Also, the call to hot_unplug has to be checked

> +	/* locking the uobjects_list */
> +	struct mutex		lock;

Prefer uobjects_lock for clarity

> @@ -1374,8 +1378,11 @@ struct ib_uobject {
>  	int			id;		/* index into kernel idr */

> +
> +struct uverbs_obj_type_ops {
> +	/*
> +	 * Get an ib_uobject that corresponds to the given id from ucontext,
> +	 * These functions could create or destroy objects if required.
> +	 * The action will be finalized only when commit, abort or put fops are
> +	 * called.
> +	 * The flow of the different actions is:
> +	 * [alloc]:	 Starts with alloc_begin. The handlers logic is than
> +	 *		 executed. If the handler is successful, alloc_commit
> +	 *		 is called and the object is inserted to the repository.
> +	 *		 Otherwise, alloc_abort is called and the object is
> +	 *		 destroyed.

Add:

 Once alloc_commit completes the object is visible to other threads
 and userspace.

> +	 * [lookup]:	 Starts with lookup_get which fetches and locks the
> +	 *		 object. After the handler finished using the object, it
> +	 *		 needs to call lookup_put to unlock it. The write flag
> +	 *		 indicates if the object is locked for exclusive access.
> +	 * [destroy]:	 Starts with lookup_get with write flag set. This locks
> +	 *		 the object for exclusive access. If the handler code
> +	 *		 completed successfully, destroy_commit is called and
> +	 *		 the ib_uobject is removed from the context's uobjects
> +	 *		 repository and put. Otherwise, lookup_put should be
> +	 *		 called.

Lets call this 'remove' please.

And add:

 Once remove succeeds new krefs to the object cannot be acquired by
 other threads or userspace and the hardware driver is removed from
 the object.
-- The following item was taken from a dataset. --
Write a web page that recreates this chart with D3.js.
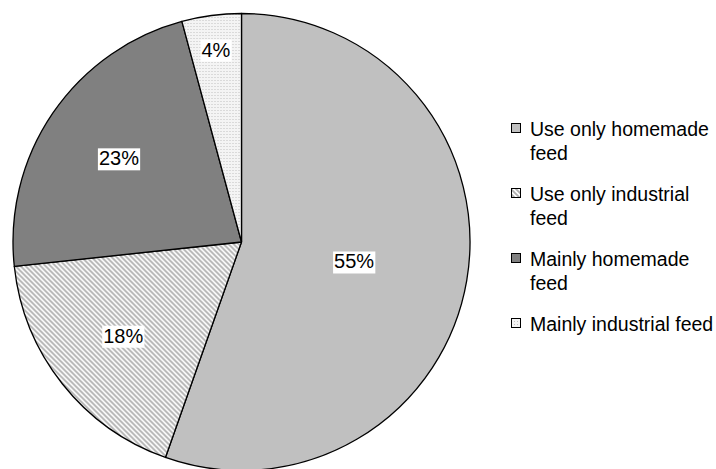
<!doctype html>
<html>
  <head>
    <script src="https://cdnjs.cloudflare.com/ajax/libs/d3/7.8.5/d3.min.js"></script>
  <style>
    body { margin: 0; background: #fff; }
    text { font-family: "Liberation Sans", Arial, sans-serif; }
  </style>
  </head>
  <body>
    <svg id="chart" width="716" height="469"></svg>
    <script>
      var categories = ["Use only homemade feed", "Use only industrial feed", "Mainly homemade feed", "Mainly industrial feed"];
      var legendLines = [["Use only homemade", "feed"], ["Use only industrial", "feed"], ["Mainly homemade", "feed"], ["Mainly industrial feed"]];
      var values = [55.4, 17.9, 22.5, 4.2];
      var labels = ["55%", "18%", "23%", "4%"];

      // layout / style
      var cx = 241.5, cy = 242, r = 228.5;
      var labelFrac = [0.5, 0.66, 0.65, 0.85];
      var fills = ["#c0c0c0", "url(#stripes)", "#808080", "url(#dots)"];

      var svg = d3.select("#chart");
      var defs = svg.append("defs");

      var stripes = defs.append("pattern")
        .attr("id", "stripes")
        .attr("patternUnits", "userSpaceOnUse")
        .attr("width", 5).attr("height", 5);
      stripes.append("rect").attr("width", 5).attr("height", 5).attr("fill", "#fff");
      stripes.append("path")
        .attr("d", "M-1,-1 L6,6 M-1,4 L1,6 M4,-1 L6,1")
        .attr("stroke", "#b0b0b0")
        .attr("stroke-width", 1.8);

      var dots = defs.append("pattern")
        .attr("id", "dots")
        .attr("patternUnits", "userSpaceOnUse")
        .attr("width", 3).attr("height", 3);
      dots.append("rect").attr("width", 3).attr("height", 3).attr("fill", "#f4f4f4");
      dots.append("rect").attr("width", 1).attr("height", 1).attr("fill", "#c0c0c0");

      var pie = d3.pie().sort(null).value(d => d);
      var arcs = pie(values);
      var arc = d3.arc().innerRadius(0).outerRadius(r);

      var g = svg.append("g").attr("transform", "translate(" + cx + "," + cy + ")");

      g.selectAll("path.slice")
        .data(arcs)
        .enter()
        .append("path")
          .attr("class", "slice")
          .attr("d", arc)
          .attr("fill", (d, i) => fills[i])
          .attr("stroke", "#000")
          .attr("stroke-width", 1.3)
          .attr("stroke-linejoin", "round");

      var lbl = g.selectAll("g.lbl")
        .data(arcs)
        .enter()
        .append("g")
          .attr("class", "lbl")
          .attr("transform", (d, i) => {
            var a = d3.arc().innerRadius(r * labelFrac[i]).outerRadius(r * labelFrac[i]);
            return "translate(" + a.centroid(d) + ")";
          });

      lbl.append("rect").attr("fill", "#fff");
      lbl.append("text")
        .attr("text-anchor", "middle")
        .attr("dy", "0.36em")
        .attr("font-size", 20)
        .attr("fill", "#000")
        .text((d, i) => labels[i]);
      lbl.each(function() {
        var t = d3.select(this).select("text").node().getBBox();
        d3.select(this).select("rect")
          .attr("x", t.x - 1).attr("y", t.y + 1)
          .attr("width", t.width + 2).attr("height", t.height);
      });

      var legend = svg.append("g").attr("transform", "translate(511,0)");
      var item = legend.selectAll("g.item")
        .data(categories)
        .enter()
        .append("g")
          .attr("class", "item")
          .attr("transform", (d, i) => "translate(0," + (129 + i * 65) + ")");

      item.append("rect")
        .attr("x", 0.5).attr("y", -5.5)
        .attr("width", 9).attr("height", 9)
        .attr("fill", (d, i) => fills[i])
        .attr("stroke", "#000")
        .attr("stroke-width", 1);

      item.append("text")
        .attr("font-size", 19.5)
        .attr("fill", "#000")
        .selectAll("tspan")
        .data((d, i) => legendLines[i])
        .enter()
        .append("tspan")
          .attr("x", 19)
          .attr("y", (d, j) => j * 24)
          .attr("dy", "0.36em")
          .text(d => d);
    </script>
  </body>
</html>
Other krefs on the object may still exist.

> +	 * [hot_unplug]: Used when the context is destroyed (process
> +	 *		 termination, reset flow).

I don't think we need a dedicated entry point. I think you should add
an enum argument to remove:

enum rdma_remove_reason {
 RDMA_REMOVE_DESTROY, // Userspace requested uobject deletion
 RDMA_REMOVE_CLOSE,   // Context deletion. Call cannot fail.
 RDMA_REMOVE_DRIVER_REMOVE, // Driver is being hot-unplugged. Call cannot fail.
};

This gives the drivers a more information to the right thing to do.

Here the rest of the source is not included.